1. The (student) t distribution converges to normal distribution as the degrees of freedom increase (beyond 120). Please plot a normal distribution, and a few t distributions on the same chart with 2, 5, 15, 30, 120 degrees of freedom.

x <- seq(-3,3, 0.1) #Set up x-axis
df <- c(2,5,15,30,120) #define the degrees of freedom

#Plot the normal distribution
plot(x, dnorm(x), type = 'l', lwd = 2, 
     main = "T-Distributions of Varying DF and The Normal Distribution",
     ylab = "Density")

#Plot the various T-distributions
lines(x, dt(x, df[5]), col = 'red')
lines(x, dt(x, df[4]), col = "orange")
lines(x, dt(x, df[3]), col = "yellow")
lines(x, dt(x, df[2]), col = "green")
lines(x, dt(x, df[1]), col = "blue")

#Add a legend
legend(1.35, 0.4, legend = c(df, "Normal"), 
       fill = c("blue", "green", "yellow", "orange", "red", "black"),
       title = "Degrees of Freedom"
       )

2. Lets work with normal data below (1000 observations with mean of 108 and sd of 7.2).

set.seed(407)  # Set seed for reproducibility**

mu <-  108

sigma <-  7.2

data_values <- rnorm(n = 1000,   mean = mu,  sd = sigma) 

Plot two charts - the normally distributed data (above) and the Z score distribution of the same data. Do they have the same distributional shape ? Why or why not ?

First we can easily plot the data from above using a histogram:

#plot the results from above on a histogram
hist(data_values, xlab = "Result", main = "Normally Distributed Results")

This data set is clearly normal as we would expect.
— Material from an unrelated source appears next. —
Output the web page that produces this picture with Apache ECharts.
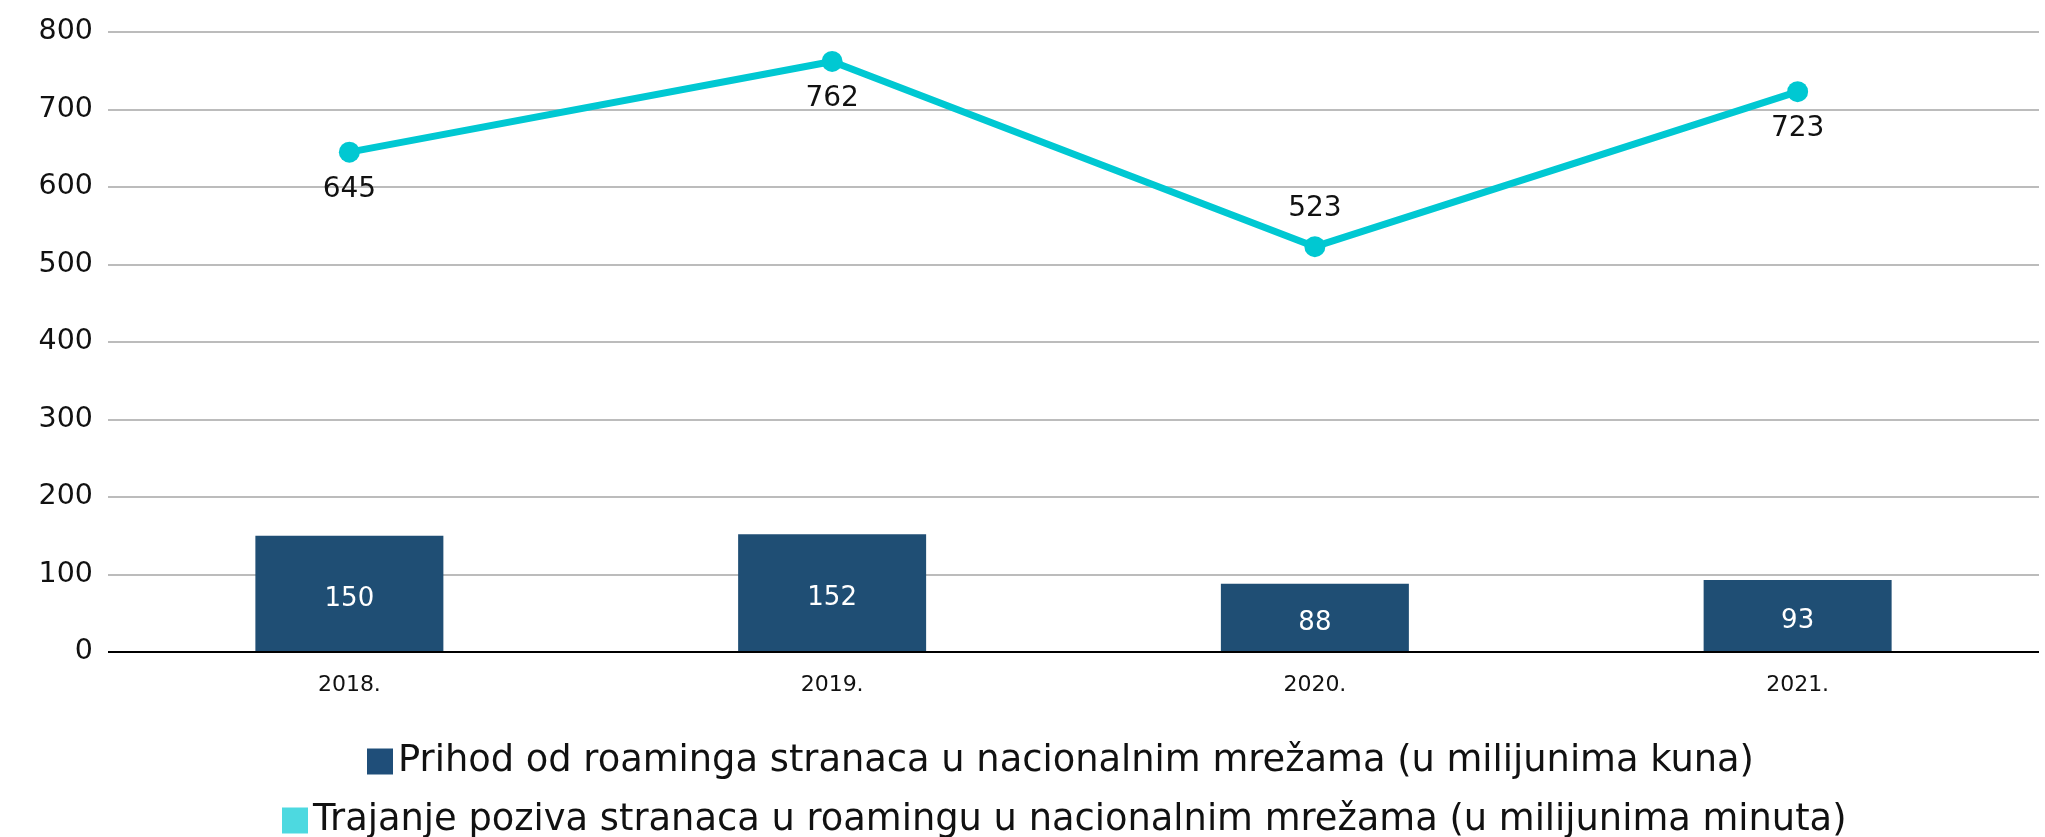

To make our next plot, we will have to first calculate the Z-Score for each data point.

\(Z= \displaystyle \frac{x-\mu}{\sigma}\)

This formula will tell us how many standard deviations (\(\sigma\)) a given data point (\(x\)) is from the mean (\(\mu\)).

zscores <- (data_values-mu)/sigma #calculate Z-score for each data point
hist(zscores, xlab = "Z-Score", main = "Distribution of Z-Scores") #plot results on a histogram

Both charts have the rough shape of a normal distribution which makes sense. The first is generated as normal, and the other is simply describing how far each data point is from the mean. We would expect a lot entries to be close, having a near zero Z-score, and fewer to be far away, having large Z-scores. This gives the second graph the same bell shape as a normal distribution.

3. In your own words, please explain what is p-value?

A P-Value describes the probability of seeing data that is at least as supportive of the alternate hypothesis of our current data set, assuming the null hypothesis to be true. This value is important for hypothesis testing, as it is what we will ultimately use to decide whether to reject the null hypothesis or not. If the p-value is less the the significance level (\(\alpha\)), then we reject the null hypothesis. For example, if we determine that there is only 2% chance of seeing our current results given the null hypothesis, and our signifigance level is 5%, then we would comfortably reject the null hypothesis.